Sometimes referred to as a maple-basswood forest, it is dominated by these two tree species and is present near the refuge's northern boundary. The understory is comprised of shade tolerant herbaceous (leafy) plants, a sparse shrub layer and a subcanopy of iron woods and sugar maple. Other species present include red oak, green ash and elm.

It is home to animals including deer, black bears, squirrels and many songbirds. This unique plant community is managed by excluding prescribed fire to preserve native trees and retain downed timber and snags. These standing dead trees and downed logs are used by wildlife for roosting, loafing, nesting, hunting, feeding and food storage.
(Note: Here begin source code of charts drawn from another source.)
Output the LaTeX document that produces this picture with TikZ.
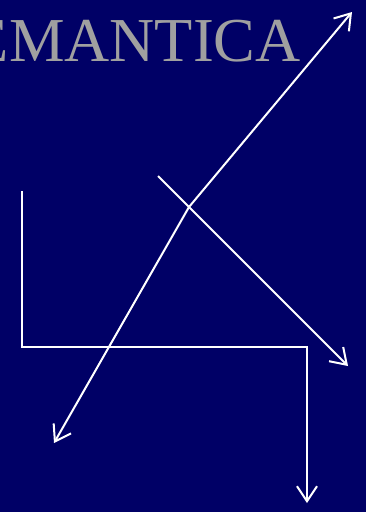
\documentclass[tikz,border=0pt]{standalone}
\usepackage{fontspec}
\setmainfont{Liberation Serif}
\usetikzlibrary{arrows.meta}
\definecolor{bgnavy}{RGB}{0,0,102}
\definecolor{titlegray}{RGB}{160,160,160}
\begin{document}
\begin{tikzpicture}[x=1pt,y=-1pt,
  wire/.style={draw=white,line width=2pt},
  arr/.style={-{Straight Barb[length=15pt,width=20pt,line width=2pt]}}]
\fill[bgnavy] (0,0) rectangle (366,512);
\useasboundingbox (0,0) rectangle (366,512);
\begin{scope}
\clip (0,0) rectangle (366,512);
\node[anchor=base east,inner sep=0pt,text=titlegray,font=\fontsize{62.5}{62.5}\selectfont] (title) at (301,61) {EMANTICA};
\end{scope}
\coordinate (s1) at (22,191);
\coordinate (c1) at (22,347);
\coordinate (c2) at (307,347);
\coordinate (e1) at (307,503);
\coordinate (j) at (189,207);
\coordinate (e2) at (352,12);
\coordinate (e3) at (54,443);
\coordinate (s4) at (158,176);
\coordinate (e4) at (348,366);
\draw[wire,arr] (s1) -- (c1) -- (c2) -- (e1);
\draw[wire,arr] (j) -- (e2);
\draw[wire,arr] (j) -- (e3);
\draw[wire,arr] (s4) -- (e4);
\end{tikzpicture}
\end{document}
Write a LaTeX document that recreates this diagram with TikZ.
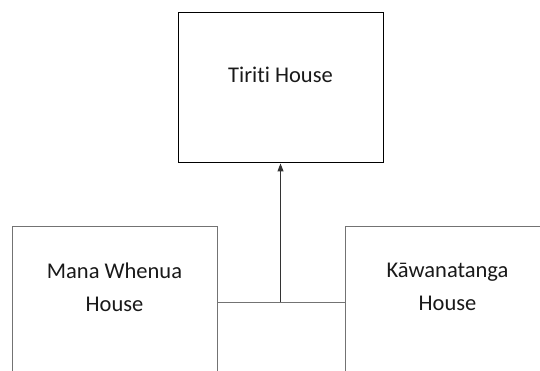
\documentclass[tikz,border=0pt]{standalone}
\usepackage{fontspec}
\setmainfont{Carlito}[Ligatures=NoCommon]
\usetikzlibrary{arrows.meta}
\usetikzlibrary{positioning}

\begin{document}
\begin{tikzpicture}[x=1pt,y=-1pt,
                house/.style={rectangle, draw, line width=1pt, minimum width=205pt, minimum height=150pt, inner sep=0pt},
                lowhouse/.style={house, draw=black!55},
                label/.style={font=\fontsize{22.5}{33}\selectfont, align=center, inner sep=0pt, text=black!90},
                link/.style={draw, line width=1pt, black!55},
                arrow/.style={draw, line width=1pt, black!80, -{Triangle[length=8pt,width=6pt]}}
            ]
            \useasboundingbox (0,0) rectangle (540,371);
            \clip (0,0) rectangle (540,371);
            \node[house] (tiriti) at (280.5,88) {};
            \node[lowhouse] (mana) at (114.5,302) {};
            \node[lowhouse] (kawa) at (447.5,302) {};
            \node[label, below=54pt of tiriti.north] (tiritiText) {Tiriti House};
            \node[label, below=36pt of mana.north] (manaText) {Mana Whenua\\House};
            \node[label, below=36pt of kawa.north] (kawaText) {Kāwanatanga\\House};
            \coordinate (join) at (tiriti.south |- mana.east);
            \path[link] (mana.east) -- (kawa.west);
            \path[arrow] (join) -- (tiriti.south);
        \end{tikzpicture}
\end{document}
Trapping Occurs on this Refuge

Trapping is a wildlife management tool used on some national wildlife refuges. Trapping may be used to protect endangered and threatened species or migratory birds or to control certain wildlife populations. The U.S. Fish and Wildlife Service also views trapping as a legitimate recreational and economic activity when there are harvestable surpluses of fur-bearing mammals. Outside of Alaska, refuges that permit trapping as a recreational activity may require trappers to obtain a refuge special use permit. Signs are posted on refuges where trapping occurs. Contact the refuge manager for specific regulations. For more information: FWS Trapping.

Sherburne National Wildlife Refuge occasionally traps near water control structures for management purposes.